Sou de opinião que não se deve abusar dos sentimentos religiosos das pessoas, mas nada justifica a agressividade com que todo o mundo árabe e turco reagem contra os que o ofendem.

Segundo DER TAGESSPIEGEL, jovens islâmicos alemães celebram no Telegram o assassino russo-checheno Abdullah Anzorov que se tornou num ídolo e modelo para militantes islâmicos.

Erdogan está também insatisfeito pelas sanções da EU contra a Turquia devido ao conflito entre a Grécia e a Turquia sobre a prospeção de gás e petróleo no Mediterrâneo oriental. O presidente francês pôs-se ao lado da Grécia e de Chipre.
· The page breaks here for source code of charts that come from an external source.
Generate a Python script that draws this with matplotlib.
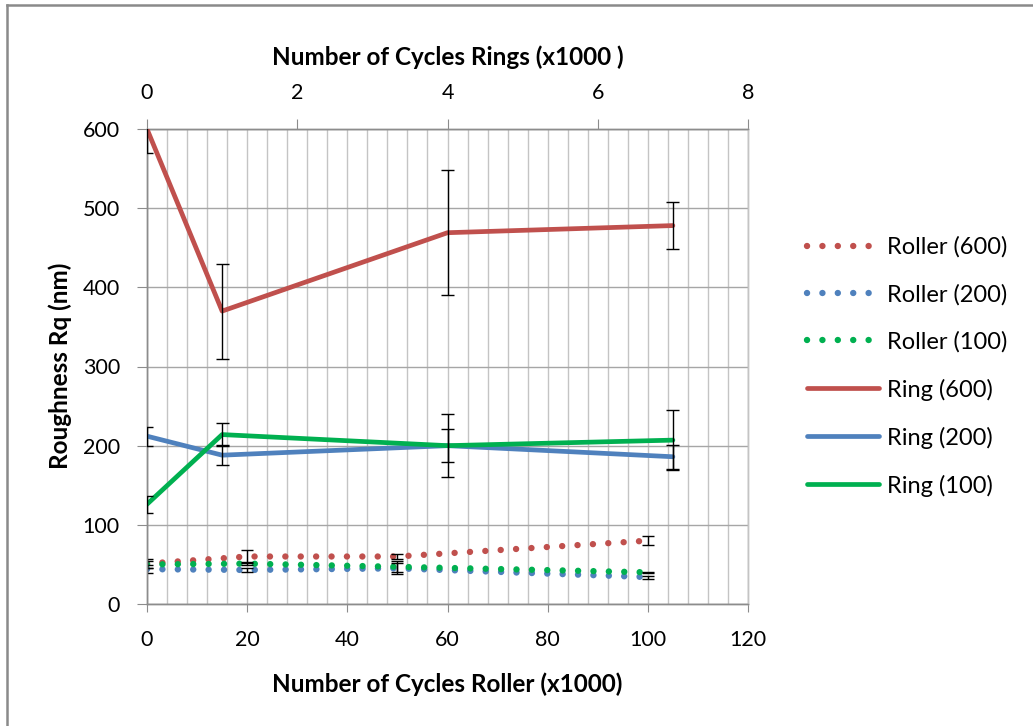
import matplotlib
matplotlib.use("Agg")
import matplotlib.pyplot as plt
from matplotlib.lines import Line2D

plt.rcParams['font.family'] = ['Lato', 'DejaVu Sans']

# Roller measurements (bottom axis, x1000 cycles)
roller_x = [0, 20, 50, 100]
roller_600 = [51, 60, 60, 80]
roller_600_err = [6, 8, 3, 6]
roller_200 = [44, 43, 45, 34]
roller_200_err = [5, 3, 7, 2]
roller_100 = [50, 51, 47, 40]
roller_100_err = [4, 2, 7, 1]

# Ring measurements (top axis, x1000 cycles)
ring_x = [0, 1, 4, 7]
ring_600 = [600, 370, 469, 478]
ring_600_err = [30, 60, 79, 30]
ring_200 = [212, 188, 200, 186]
ring_200_err = [12, 13, 40, 15]
ring_100 = [126, 214, 200, 207]
ring_100_err = [11, 15, 21, 38]

bottom_ticks = [0, 20, 40, 60, 80, 100, 120]
top_ticks = [0, 2, 4, 6, 8]
y_ticks = [0, 100, 200, 300, 400, 500, 600]

RED = '#C0504D'
BLUE = '#4F81BD'
GREEN = '#00B050'
GRID_V = '#C4C4C4'
GRID_H = '#A6A6A6'
AXIS_C = '#8C8C8C'

W, H = 1033, 726
fig = plt.figure(figsize=(W / 100, H / 100), dpi=100)
fig.patch.set_facecolor('white')

# outer chart border (left and top edges visible)
fig.add_artist(Line2D([7 / W, 7 / W], [0, 1 - 5 / H], color='#8A8A8A', lw=1.8,
                      transform=fig.transFigure))
fig.add_artist(Line2D([7 / W, 1], [1 - 5 / H, 1 - 5 / H], color='#8A8A8A', lw=1.8,
                      transform=fig.transFigure))

left, right, top, bottom = 147, 748, 129, 604
ax = fig.add_axes([left / W, (H - bottom) / H, (right - left) / W, (bottom - top) / H])
ax2 = ax.twiny()

ax.set_xlim(0, 120)
ax.set_ylim(0, 600)
ax2.set_xlim(0, 8)

ax.set_xticks(bottom_ticks)
ax.set_xticks(range(0, 121, 4), minor=True)
ax.set_yticks(y_ticks)
ax2.set_xticks(top_ticks)

ax.grid(True, axis='x', which='both', color=GRID_V, lw=1.0)
ax.grid(True, axis='y', which='major', color=GRID_H, lw=1.0)
ax.set_axisbelow(True)

for a in (ax, ax2):
    for s in a.spines.values():
        s.set_color(AXIS_C)
        s.set_linewidth(1.0)
ax.spines['right'].set_color(GRID_V)
ax2.spines['right'].set_color(GRID_V)

TICK_FS = 15.5
ax.tick_params(axis='x', which='minor', length=0)
ax.tick_params(axis='x', which='major', direction='out', length=6, color=AXIS_C,
               labelsize=TICK_FS, pad=13)
ax.tick_params(axis='y', direction='out', length=7, color=AXIS_C,
               labelsize=TICK_FS, pad=12.5)
ax2.tick_params(axis='x', direction='out', length=7, color=AXIS_C,
                labelsize=TICK_FS, pad=12)

label_font = dict(fontsize=17.5, fontweight='bold')
ax.set_xlabel('Number of Cycles Roller (x1000)', labelpad=15.5, **label_font)
ax2.set_xlabel('Number of Cycles Rings (x1000 )', labelpad=12.5, **label_font)
# y-axis title placed at a fixed spot beside the tick labels
fig.text(60 / W, 1 - 366 / H, 'Roughness Rq (nm)', rotation=90,
         ha='center', va='center', **label_font)

dots = (0, (0.01, 2.4))
bar_kw = dict(fmt='none', ecolor='black', elinewidth=1.0, capsize=0)


def draw_errors(a, x, y, err, cap_half):
    a.errorbar(x, y, yerr=err, zorder=4, **bar_kw)
    lows = [v - e for v, e in zip(y, err)]
    highs = [v + e for v, e in zip(y, err)]
    for ends in (lows, highs):
        a.hlines(ends, [xi - cap_half for xi in x], [xi + cap_half for xi in x],
                 colors='black', lw=1.0, zorder=4, clip_on=True)


handles = []
for y, e, c, name in [(roller_600, roller_600_err, RED, 'Roller (600)'),
                      (roller_200, roller_200_err, BLUE, 'Roller (200)'),
                      (roller_100, roller_100_err, GREEN, 'Roller (100)')]:
    ln, = ax.plot(roller_x, y, color=c, lw=4.6, linestyle=dots,
                  dash_capstyle='round', label=name, zorder=3)
    draw_errors(ax, roller_x, y, e, 1.2)
    handles.append(ln)

for y, e, c, name in [(ring_600, ring_600_err, RED, 'Ring (600)'),
                      (ring_200, ring_200_err, BLUE, 'Ring (200)'),
                      (ring_100, ring_100_err, GREEN, 'Ring (100)')]:
    ln, = ax2.plot(ring_x, y, color=c, lw=3.4, solid_capstyle='round',
                   label=name, zorder=3)
    draw_errors(ax2, ring_x, y, e, 0.085)
    handles.append(ln)

leg = fig.legend(handles=handles, loc='upper left',
                 bbox_to_anchor=(798 / W, 1 - 227 / H), frameon=False,
                 fontsize=17, handlelength=3.05, handletextpad=0.3,
                 labelspacing=1.095, borderaxespad=0)

fig.savefig('out.png', dpi=100, facecolor='white')
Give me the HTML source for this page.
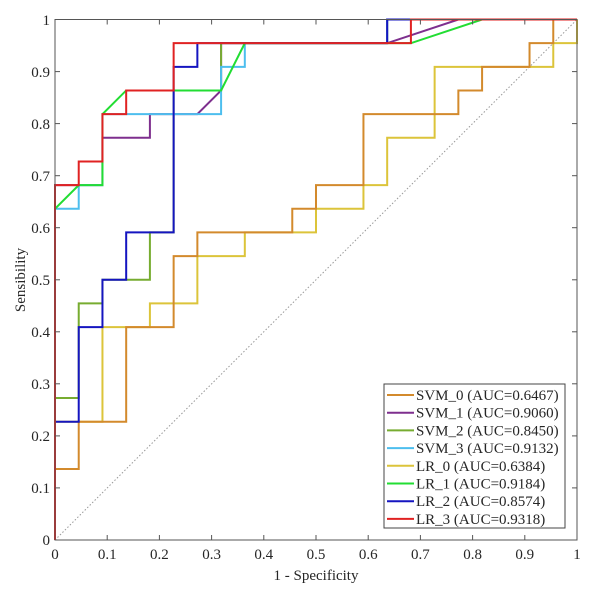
<!DOCTYPE html>
<html><head><style>body{margin:0;background:#fff}svg{display:block}text{font-family:"Liberation Serif",serif;font-size:15px;fill:#262626}</style></head><body>
<svg width="600" height="590" xmlns="http://www.w3.org/2000/svg">
<rect width="600" height="590" fill="#fff"/>
<line x1="55" y1="540" x2="577" y2="19.5" stroke="#999" stroke-width="1" stroke-dasharray="1.5,2"/>
<g transform="translate(55,540) scale(23.727,-23.659)" fill="none" stroke-width="2" stroke-linejoin="miter">
<polyline vector-effect="non-scaling-stroke" stroke="#dcc43a" points="0,0 0,5 2,5 2,9 4,9 4,10 6,10 6,12 8,12 8,13 11,13 11,14 13,14 13,15 14,15 14,17 16,17 16,20 21,20 21,21 22,21 22,22"/>
<polyline vector-effect="non-scaling-stroke" stroke="#d38a2c" points="0,0 0,3 1,3 1,5 3,5 3,9 5,9 5,12 6,12 6,13 10,13 10,14 11,14 11,15 13,15 13,18 17,18 17,19 18,19 18,20 20,20 20,21 21,21 21,22 22,22"/>
<polyline vector-effect="non-scaling-stroke" stroke="#7e2f8e" points="0,0 0,15 2,15 2,17 4,17 4,18 6,18 7,19 7,21 14,21 17,22 22,22"/>
<polyline vector-effect="non-scaling-stroke" stroke="#77ac30" points="0,0 0,6 1,6 1,10 2,10 2,11 4,11 4,13 5,13 5,19 7,19 7,21 14,21 14,22 22,22"/>
<polyline vector-effect="non-scaling-stroke" stroke="#4dbeee" points="0,0 0,14 1,14 1,15 2,15 2,18 7,18 7,20 8,20 8,21 14,21 14,22 22,22"/>
<polyline vector-effect="non-scaling-stroke" stroke="#22dd33" points="0,0 0,14 1,15 2,15 2,18 3,19 7,19 8,21 15,21 18,22 22,22"/>
<polyline vector-effect="non-scaling-stroke" stroke="#1515c0" points="0,0 0,5 1,5 1,9 2,9 2,11 3,11 3,13 5,13 5,20 6,20 6,21 14,21 14,22 22,22"/>
<polyline vector-effect="non-scaling-stroke" stroke="#e02222" points="0,0 0,15 1,15 1,16 2,16 2,18 3,18 3,19 5,19 5,21 15,21 15,22 22,22"/>
</g>
<rect x="55" y="19.5" width="522" height="520.5" fill="none" stroke="#555" stroke-width="1"/>
<g stroke="#555" stroke-width="1">
<line x1="107.2" y1="540" x2="107.2" y2="535"/><line x1="159.4" y1="540" x2="159.4" y2="535"/><line x1="211.6" y1="540" x2="211.6" y2="535"/><line x1="263.8" y1="540" x2="263.8" y2="535"/><line x1="316" y1="540" x2="316" y2="535"/><line x1="368.2" y1="540" x2="368.2" y2="535"/><line x1="420.4" y1="540" x2="420.4" y2="535"/><line x1="472.6" y1="540" x2="472.6" y2="535"/><line x1="524.8" y1="540" x2="524.8" y2="535"/>
<line x1="107.2" y1="19.5" x2="107.2" y2="24.5"/><line x1="159.4" y1="19.5" x2="159.4" y2="24.5"/><line x1="211.6" y1="19.5" x2="211.6" y2="24.5"/><line x1="263.8" y1="19.5" x2="263.8" y2="24.5"/><line x1="316" y1="19.5" x2="316" y2="24.5"/><line x1="368.2" y1="19.5" x2="368.2" y2="24.5"/><line x1="420.4" y1="19.5" x2="420.4" y2="24.5"/><line x1="472.6" y1="19.5" x2="472.6" y2="24.5"/><line x1="524.8" y1="19.5" x2="524.8" y2="24.5"/>
<line x1="55" y1="487.9" x2="60" y2="487.9"/><line x1="55" y1="435.9" x2="60" y2="435.9"/><line x1="55" y1="383.8" x2="60" y2="383.8"/><line x1="55" y1="331.8" x2="60" y2="331.8"/><line x1="55" y1="279.8" x2="60" y2="279.8"/><line x1="55" y1="227.7" x2="60" y2="227.7"/><line x1="55" y1="175.7" x2="60" y2="175.7"/><line x1="55" y1="123.6" x2="60" y2="123.6"/><line x1="55" y1="71.6" x2="60" y2="71.6"/>
<line x1="577" y1="487.9" x2="572" y2="487.9"/><line x1="577" y1="435.9" x2="572" y2="435.9"/><line x1="577" y1="383.8" x2="572" y2="383.8"/><line x1="577" y1="331.8" x2="572" y2="331.8"/><line x1="577" y1="279.8" x2="572" y2="279.8"/><line x1="577" y1="227.7" x2="572" y2="227.7"/><line x1="577" y1="175.7" x2="572" y2="175.7"/><line x1="577" y1="123.6" x2="572" y2="123.6"/><line x1="577" y1="71.6" x2="572" y2="71.6"/>
</g>
<g text-anchor="middle">
<text x="55" y="559">0</text><text x="107.2" y="559">0.1</text><text x="159.4" y="559">0.2</text><text x="211.6" y="559">0.3</text><text x="263.8" y="559">0.4</text><text x="316" y="559">0.5</text><text x="368.2" y="559">0.6</text><text x="420.4" y="559">0.7</text><text x="472.6" y="559">0.8</text><text x="524.8" y="559">0.9</text><text x="577" y="559">1</text>
<text x="316" y="580">1 - Specificity</text>
<text transform="translate(25,280) rotate(-90)">Sensibility</text>
</g>
<g text-anchor="end">
<text x="50" y="545">0</text><text x="50" y="493">0.1</text><text x="50" y="441">0.2</text><text x="50" y="389">0.3</text><text x="50" y="337">0.4</text><text x="50" y="285">0.5</text><text x="50" y="233">0.6</text><text x="50" y="181">0.7</text><text x="50" y="129">0.8</text><text x="50" y="77">0.9</text><text x="50" y="25">1</text>
</g>
<rect x="384" y="384" width="181" height="144" fill="#fff" stroke="#444" stroke-width="1"/>
<g stroke-width="2">
<line x1="387" y1="395" x2="414" y2="395" stroke="#d38a2c"/>
<line x1="387" y1="412.7" x2="414" y2="412.7" stroke="#7e2f8e"/>
<line x1="387" y1="430.4" x2="414" y2="430.4" stroke="#77ac30"/>
<line x1="387" y1="448.1" x2="414" y2="448.1" stroke="#4dbeee"/>
<line x1="387" y1="465.8" x2="414" y2="465.8" stroke="#dcc43a"/>
<line x1="387" y1="483.5" x2="414" y2="483.5" stroke="#22dd33"/>
<line x1="387" y1="501.2" x2="414" y2="501.2" stroke="#1515c0"/>
<line x1="387" y1="518.9" x2="414" y2="518.9" stroke="#e02222"/>
</g>
<g>
<text x="416" y="400">SVM_0 (AUC=0.6467)</text>
<text x="416" y="417.7">SVM_1 (AUC=0.9060)</text>
<text x="416" y="435.4">SVM_2  (AUC=0.8450)</text>
<text x="416" y="453.1">SVM_3 (AUC=0.9132)</text>
<text x="416" y="470.8">LR_0 (AUC=0.6384)</text>
<text x="416" y="488.5">LR_1 (AUC=0.9184)</text>
<text x="416" y="506.2">LR_2 (AUC=0.8574)</text>
<text x="416" y="523.9">LR_3 (AUC=0.9318)</text>
</g>
</svg>
</body></html>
O presidente turco, porque sabe do apoio de milhões de turcos na Europa, avisou o presidente francês: “Não tente uma querela com o povo turco”!  Ele está também consciente da atração da Turquia como grande potência de mercado para a Europa com os seus 80 milhões de habitantes; sente-se seguro porque sabe da fraqueza dos europeus mais interessados no negócio que na defesa da sua cultura. A Turquia sente-se como a defensora e ampliadora do islão também no conflito contra a Arménia.

Como se nota basta um pequeno contencioso e facilmente temos uma situação de guerrilha na Europa. A liberdade de expressão não pode ser celebrada, como fez a revista cartoon “Charly Hebdo”, de maneira a ferir os sentimentos das pessoas. Isto também não justifica o terrorismo, mas é um terreno fértil para os extremistas.

A civilização ocidental está em desvantagem em relação à civilização árabe porque enquanto esta se identifica com a sua cultura (sobretudo religiosa) os políticos ocidentais, em geral, estão interessados sobretudo no comércio e comportam-se como os vendilhões no templo! Erdogan considera as mesquitas como postos avançados do islão em terreno alheio!

É sintomático o facto de os países europeus não tomarem medidas conjuntas contra o extremismo muçulmano!